Do you like Chinese food? I mean, do you really like Chinese food? Like, as a matter of pride? Then these badass, delicious-looking shirts from AYCE are for you. We're talking chicken feet, sausage buns, gai lan, curry fish balls -- the good stuff. Prominently and proudly featured on a white tee.
Created by friends Alex Wong, Jonathan Ng and Jamie Fung, these shirts are a celebration of food, culture and community. Alex says they were intentional about which dishes to highlight, specifically picking items that were close to their hearts, but might be considered more "offbeat" to someone unfamiliar with Chinese cuisine.
"A lot of western culture tends to cherry pick what they deem worthy when it comes to food items from other culture, whether it be Chinese or something else," Alex says. "These are food items that we feel are relevant to our culture that have either been rejected or not accepted yet. They're very much ours and relevant to us."
Whether it's eating chicken feet at Sunday dim sum with your grandparents, a trip to the Chinese bakery for sausage bun, eating at a family table with a plate of gai lan, or going to a food stall with friends and having the curry fish balls, Alex says these dishes can inspire shared memories and experiences for a lot of different people, and the shirts are sort of like head nod or a secret handshake.
"For me personally, one of my favorite things when we first printed these shirts, I walked around Chinatown with a chicken feet shirt and a lot of the OGs gave an extra long stare and one of them even asked me where I got it from," Alex says. "Just that feeling alone made it worth it."

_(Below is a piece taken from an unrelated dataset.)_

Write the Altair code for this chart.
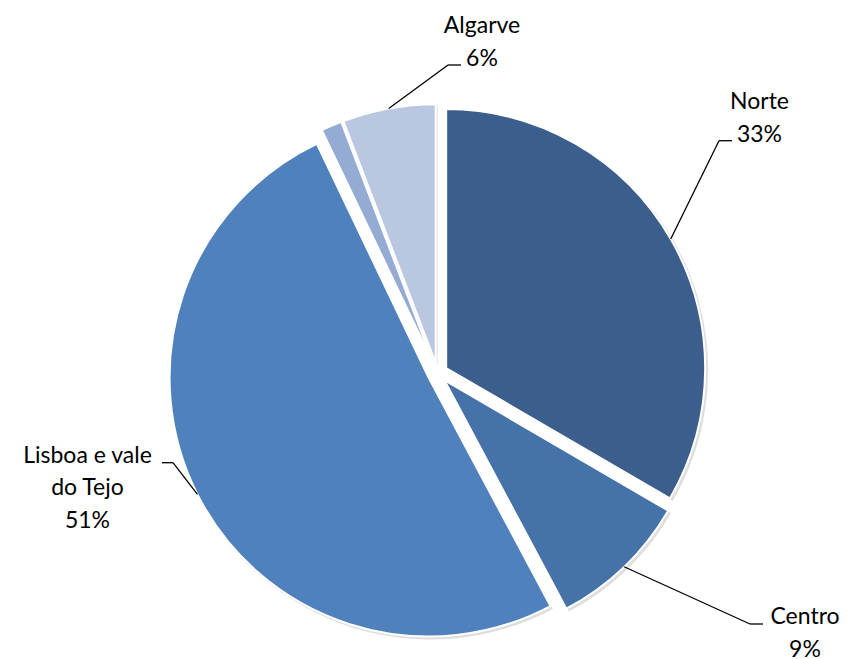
import altair as alt
import pandas as pd

# ---- data ----
regions = ["Norte", "Centro", "Lisboa e vale do Tejo", "Alentejo", "Algarve"]
values = [33.4, 8.8, 50.7, 1.3, 5.8]
label_text = ["Norte", "Centro", "Lisboa e vale\ndo Tejo", "", "Algarve"]
colors = ["#3B5E8C", "#4572A8", "#4F81BD", "#94ABD4", "#B9C7E1"]

# ---- layout (pixels) ----
CX, CY = 429.5, 365.0      # pie centre
RADIUS = 259
EXPLODE = 10
elbow_dx = [281.5, 312.5, -264.5, 0, 10.5]
elbow_dy = [-232.3, 251, 89.7, 0, -308]
seg_len = [13, 13, -11, 0, 13]
text_dx = [322, 367.5, -350, 0, 44.5]
text_dy = [-264, 251, 89.7, 0, -340]

df = pd.DataFrame({
    "region": regions,
    "value": values,
    "label": label_text,
    "order": list(range(len(regions))),
    "edx": elbow_dx, "edy": elbow_dy, "seg": seg_len,
    "tdx": text_dx, "tdy": text_dy,
})

base = (
    alt.Chart(df)
    .transform_joinaggregate(total="sum(value)")
    .transform_window(cum="sum(value)", sort=[alt.SortField("order")], frame=[None, 0])
    .transform_calculate(
        t0="(datum.cum - datum.value) / datum.total * 2 * PI",
        t1="datum.cum / datum.total * 2 * PI",
        mid="(datum.t0 + datum.t1) / 2",
        cx=f"{CX} + {EXPLODE} * sin(datum.mid)",
        cy=f"{CY} - {EXPLODE} * cos(datum.mid)",
        ax=f"datum.cx + {RADIUS} * sin(datum.mid)",
        ay=f"datum.cy - {RADIUS} * cos(datum.mid)",
        ex=f"{CX} + datum.edx",
        ey=f"{CY} + datum.edy",
        sx="datum.ex + datum.seg",
        tx=f"{CX} + datum.tdx",
        ty=f"{CY} + datum.tdy",
        pct="format(datum.value / datum.total * 100, '.0f') + '%'",
        txt="datum.label + '\\n' + datum.pct",
    )
)

color_scale = alt.Scale(domain=regions, range=colors)

shadow = base.mark_arc(radius=RADIUS + 1, color="#000000", opacity=0.13, xOffset=2, yOffset=2).encode(
    theta=alt.Theta("t0:Q", scale=None, stack=None),
    theta2="t1:Q",
    x=alt.X("cx:Q", scale=None, axis=None),
    y=alt.Y("cy:Q", scale=None, axis=None),
)

arcs = base.mark_arc(radius=RADIUS, stroke="white", strokeWidth=2).encode(
    theta=alt.Theta("t0:Q", scale=None, stack=None),
    theta2="t1:Q",
    x=alt.X("cx:Q", scale=None, axis=None),
    y=alt.Y("cy:Q", scale=None, axis=None),
    color=alt.Color("region:N", scale=color_scale, legend=None),
)

labeled = base.transform_filter("datum.label != ''")

leader = labeled.mark_rule(color="black", strokeWidth=1.3).encode(
    x=alt.X("ax:Q", scale=None, axis=None),
    y=alt.Y("ay:Q", scale=None, axis=None),
    x2="ex:Q",
    y2="ey:Q",
)

leader_h = labeled.mark_rule(color="black", strokeWidth=1.3).encode(
    x=alt.X("ex:Q", scale=None, axis=None),
    x2="sx:Q",
    y=alt.Y("ey:Q", scale=None, axis=None),
)

texts = labeled.mark_text(
    align="center", baseline="alphabetic", lineBreak="\n", lineHeight=32.5,
    font="Lato", fontSize=23, color="black",
).encode(
    x=alt.X("tx:Q", scale=None, axis=None),
    y=alt.Y("ty:Q", scale=None, axis=None),
    text="txt:N",
)

chart = (
    alt.layer(shadow, arcs, leader, leader_h, texts)
    .properties(width=832, height=651, autosize=alt.AutoSizeParams(type="none"), padding=0)
    .configure_view(stroke=None)
)

chart.save("out.html", embed_options={"renderer": "svg", "actions": False})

The shirts are now available exclusively at the AYCE online store. Half of all proceeds from shirt sales will benefit the Museum of Chinese in America in New York City. And since Chinese New Year is just around the corner, if you buy the entire of bundle of four shirts, you'll get "Tray of Togetherness" bonus tee for free.
Did they forget your favorite dish? One of the hardest things in the brainstorming process was narrowing down which four food items would make it on the shirts, considering wide range of Chinese dishes they could have drawn from. The hope is to highlight more dishes the next time around.
"We've discussed everything from durian, the Hong Kong breakfast, pineapple buns, thousand layer cake, har gow, sticky rice and beef tripe," Alex says. "We're hoping this can help raise funds for MOCA and we can use our remaining proceeds to continue pouring money into the shipping, printing and photography of these shirts that will allow us to print more seasons of these tees."